- _Instructions to follow_
The records below hold a stretch from the line with "Give me the TikZ source for this diagram." through the line with "(apex) at ([yshift=-6pt]title.south);"; return exactly those lines, ends included, and nothing more.

[Source code of charts]
#####

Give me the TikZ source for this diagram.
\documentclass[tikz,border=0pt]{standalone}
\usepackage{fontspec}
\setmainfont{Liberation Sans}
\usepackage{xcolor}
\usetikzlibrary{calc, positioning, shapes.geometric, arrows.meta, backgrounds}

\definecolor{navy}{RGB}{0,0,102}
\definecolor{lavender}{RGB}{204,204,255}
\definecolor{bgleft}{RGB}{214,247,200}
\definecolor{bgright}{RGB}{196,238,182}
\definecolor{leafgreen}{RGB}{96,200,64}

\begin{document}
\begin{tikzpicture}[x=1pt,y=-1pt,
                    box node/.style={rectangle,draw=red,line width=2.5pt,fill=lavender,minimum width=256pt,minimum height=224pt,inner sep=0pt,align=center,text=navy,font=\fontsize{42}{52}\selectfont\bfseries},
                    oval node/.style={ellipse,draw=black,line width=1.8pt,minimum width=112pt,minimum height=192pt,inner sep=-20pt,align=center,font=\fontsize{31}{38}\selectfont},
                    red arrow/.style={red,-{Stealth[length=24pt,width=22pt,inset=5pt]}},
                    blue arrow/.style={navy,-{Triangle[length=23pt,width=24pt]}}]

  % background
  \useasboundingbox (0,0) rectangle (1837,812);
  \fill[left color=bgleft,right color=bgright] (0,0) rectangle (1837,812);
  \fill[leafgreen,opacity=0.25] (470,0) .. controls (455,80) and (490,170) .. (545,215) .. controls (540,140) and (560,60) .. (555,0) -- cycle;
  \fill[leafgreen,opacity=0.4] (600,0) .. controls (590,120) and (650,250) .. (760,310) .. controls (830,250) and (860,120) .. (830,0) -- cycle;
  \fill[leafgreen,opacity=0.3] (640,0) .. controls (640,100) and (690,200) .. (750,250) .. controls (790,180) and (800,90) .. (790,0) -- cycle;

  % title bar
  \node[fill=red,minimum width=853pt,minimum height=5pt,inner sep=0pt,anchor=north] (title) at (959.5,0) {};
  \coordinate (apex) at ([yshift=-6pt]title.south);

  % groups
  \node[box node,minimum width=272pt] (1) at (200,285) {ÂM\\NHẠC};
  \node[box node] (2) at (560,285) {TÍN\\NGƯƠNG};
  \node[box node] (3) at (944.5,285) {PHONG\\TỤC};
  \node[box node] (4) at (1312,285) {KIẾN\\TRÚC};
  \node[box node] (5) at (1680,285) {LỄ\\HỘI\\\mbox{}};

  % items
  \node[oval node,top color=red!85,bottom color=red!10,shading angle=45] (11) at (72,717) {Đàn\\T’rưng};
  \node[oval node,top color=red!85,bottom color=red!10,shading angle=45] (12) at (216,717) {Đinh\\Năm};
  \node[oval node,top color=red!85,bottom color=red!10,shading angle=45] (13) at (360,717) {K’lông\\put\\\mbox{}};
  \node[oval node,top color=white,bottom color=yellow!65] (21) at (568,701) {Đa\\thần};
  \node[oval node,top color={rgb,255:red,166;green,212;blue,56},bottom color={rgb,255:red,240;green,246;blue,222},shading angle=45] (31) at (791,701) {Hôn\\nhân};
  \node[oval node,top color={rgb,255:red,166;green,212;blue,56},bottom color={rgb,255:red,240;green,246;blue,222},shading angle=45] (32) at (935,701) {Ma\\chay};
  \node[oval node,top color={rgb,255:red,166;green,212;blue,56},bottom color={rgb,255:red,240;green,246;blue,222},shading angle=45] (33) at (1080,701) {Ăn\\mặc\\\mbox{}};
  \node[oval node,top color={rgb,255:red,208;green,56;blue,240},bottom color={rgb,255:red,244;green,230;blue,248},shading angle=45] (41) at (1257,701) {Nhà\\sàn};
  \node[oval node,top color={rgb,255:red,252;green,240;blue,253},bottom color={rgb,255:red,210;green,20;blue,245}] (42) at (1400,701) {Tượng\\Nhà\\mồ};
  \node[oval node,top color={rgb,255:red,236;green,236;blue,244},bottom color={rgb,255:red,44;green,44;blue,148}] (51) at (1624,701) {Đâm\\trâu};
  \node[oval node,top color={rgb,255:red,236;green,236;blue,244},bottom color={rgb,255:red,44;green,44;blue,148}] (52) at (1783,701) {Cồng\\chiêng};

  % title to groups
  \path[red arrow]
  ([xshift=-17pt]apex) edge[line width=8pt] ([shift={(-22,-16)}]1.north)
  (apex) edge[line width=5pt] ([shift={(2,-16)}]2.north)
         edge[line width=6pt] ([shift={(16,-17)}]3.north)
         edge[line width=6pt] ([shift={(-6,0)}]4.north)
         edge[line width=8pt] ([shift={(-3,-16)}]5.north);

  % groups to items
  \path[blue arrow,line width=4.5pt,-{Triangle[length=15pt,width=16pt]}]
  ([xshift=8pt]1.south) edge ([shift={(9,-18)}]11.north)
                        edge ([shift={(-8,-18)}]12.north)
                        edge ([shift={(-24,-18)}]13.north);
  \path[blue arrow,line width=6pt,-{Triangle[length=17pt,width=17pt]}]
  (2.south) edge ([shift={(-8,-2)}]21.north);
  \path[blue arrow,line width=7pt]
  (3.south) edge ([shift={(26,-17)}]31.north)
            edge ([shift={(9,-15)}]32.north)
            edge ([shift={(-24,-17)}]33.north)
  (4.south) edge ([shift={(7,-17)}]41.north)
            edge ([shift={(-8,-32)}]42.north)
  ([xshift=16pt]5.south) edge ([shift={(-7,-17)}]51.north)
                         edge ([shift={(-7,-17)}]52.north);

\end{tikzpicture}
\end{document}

#####

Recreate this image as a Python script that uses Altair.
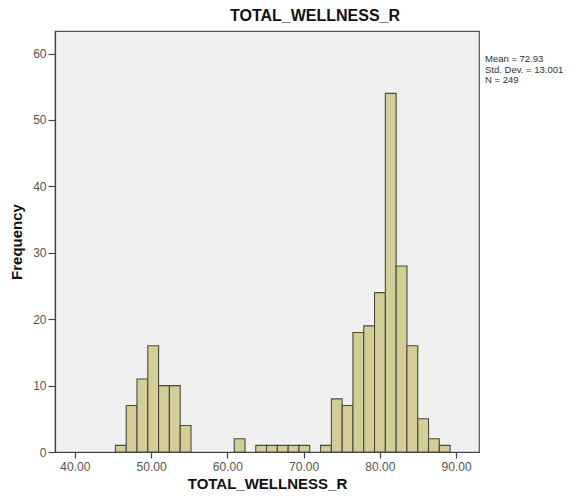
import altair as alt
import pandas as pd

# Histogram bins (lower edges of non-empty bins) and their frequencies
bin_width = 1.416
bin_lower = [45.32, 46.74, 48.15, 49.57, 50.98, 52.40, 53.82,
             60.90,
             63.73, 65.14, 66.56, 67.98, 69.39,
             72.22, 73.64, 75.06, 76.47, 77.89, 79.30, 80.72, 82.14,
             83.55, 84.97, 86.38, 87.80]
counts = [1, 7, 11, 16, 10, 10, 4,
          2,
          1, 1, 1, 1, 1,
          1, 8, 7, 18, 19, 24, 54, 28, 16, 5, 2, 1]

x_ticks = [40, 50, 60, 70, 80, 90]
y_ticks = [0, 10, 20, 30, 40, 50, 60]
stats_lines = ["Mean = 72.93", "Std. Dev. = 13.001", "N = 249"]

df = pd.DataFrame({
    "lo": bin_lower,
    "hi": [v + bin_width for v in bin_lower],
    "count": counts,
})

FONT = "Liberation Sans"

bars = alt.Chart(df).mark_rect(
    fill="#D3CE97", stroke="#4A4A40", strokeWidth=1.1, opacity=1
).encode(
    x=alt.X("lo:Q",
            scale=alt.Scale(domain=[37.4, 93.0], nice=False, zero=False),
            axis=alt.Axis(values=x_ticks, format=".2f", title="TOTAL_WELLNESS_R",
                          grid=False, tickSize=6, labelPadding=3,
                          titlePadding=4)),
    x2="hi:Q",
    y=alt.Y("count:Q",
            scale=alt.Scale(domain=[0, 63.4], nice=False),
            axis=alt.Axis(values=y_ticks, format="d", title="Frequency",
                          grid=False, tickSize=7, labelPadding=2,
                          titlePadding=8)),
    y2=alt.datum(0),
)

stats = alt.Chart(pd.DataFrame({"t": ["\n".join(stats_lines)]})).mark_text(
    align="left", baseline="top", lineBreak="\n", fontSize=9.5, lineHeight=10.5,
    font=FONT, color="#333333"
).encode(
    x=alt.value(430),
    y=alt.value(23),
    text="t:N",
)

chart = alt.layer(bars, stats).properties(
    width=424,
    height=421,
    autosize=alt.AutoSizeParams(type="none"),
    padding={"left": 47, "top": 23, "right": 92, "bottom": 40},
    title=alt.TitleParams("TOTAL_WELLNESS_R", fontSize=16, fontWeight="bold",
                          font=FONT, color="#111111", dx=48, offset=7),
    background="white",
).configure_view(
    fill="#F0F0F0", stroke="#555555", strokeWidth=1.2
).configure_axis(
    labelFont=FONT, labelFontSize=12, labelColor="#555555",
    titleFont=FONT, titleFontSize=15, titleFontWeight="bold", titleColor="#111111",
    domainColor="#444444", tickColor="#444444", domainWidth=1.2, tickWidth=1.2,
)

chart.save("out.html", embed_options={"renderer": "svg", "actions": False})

#####

- _Expected output_
Give me the TikZ source for this diagram.
\documentclass[tikz,border=0pt]{standalone}
\usepackage{fontspec}
\setmainfont{Liberation Sans}
\usepackage{xcolor}
\usetikzlibrary{calc, positioning, shapes.geometric, arrows.meta, backgrounds}

\definecolor{navy}{RGB}{0,0,102}
\definecolor{lavender}{RGB}{204,204,255}
\definecolor{bgleft}{RGB}{214,247,200}
\definecolor{bgright}{RGB}{196,238,182}
\definecolor{leafgreen}{RGB}{96,200,64}

\begin{document}
\begin{tikzpicture}[x=1pt,y=-1pt,
                    box node/.style={rectangle,draw=red,line width=2.5pt,fill=lavender,minimum width=256pt,minimum height=224pt,inner sep=0pt,align=center,text=navy,font=\fontsize{42}{52}\selectfont\bfseries},
                    oval node/.style={ellipse,draw=black,line width=1.8pt,minimum width=112pt,minimum height=192pt,inner sep=-20pt,align=center,font=\fontsize{31}{38}\selectfont},
                    red arrow/.style={red,-{Stealth[length=24pt,width=22pt,inset=5pt]}},
                    blue arrow/.style={navy,-{Triangle[length=23pt,width=24pt]}}]

  % background
  \useasboundingbox (0,0) rectangle (1837,812);
  \fill[left color=bgleft,right color=bgright] (0,0) rectangle (1837,812);
  \fill[leafgreen,opacity=0.25] (470,0) .. controls (455,80) and (490,170) .. (545,215) .. controls (540,140) and (560,60) .. (555,0) -- cycle;
  \fill[leafgreen,opacity=0.4] (600,0) .. controls (590,120) and (650,250) .. (760,310) .. controls (830,250) and (860,120) .. (830,0) -- cycle;
  \fill[leafgreen,opacity=0.3] (640,0) .. controls (640,100) and (690,200) .. (750,250) .. controls (790,180) and (800,90) .. (790,0) -- cycle;

  % title bar
  \node[fill=red,minimum width=853pt,minimum height=5pt,inner sep=0pt,anchor=north] (title) at (959.5,0) {};
  \coordinate (apex) at ([yshift=-6pt]title.south);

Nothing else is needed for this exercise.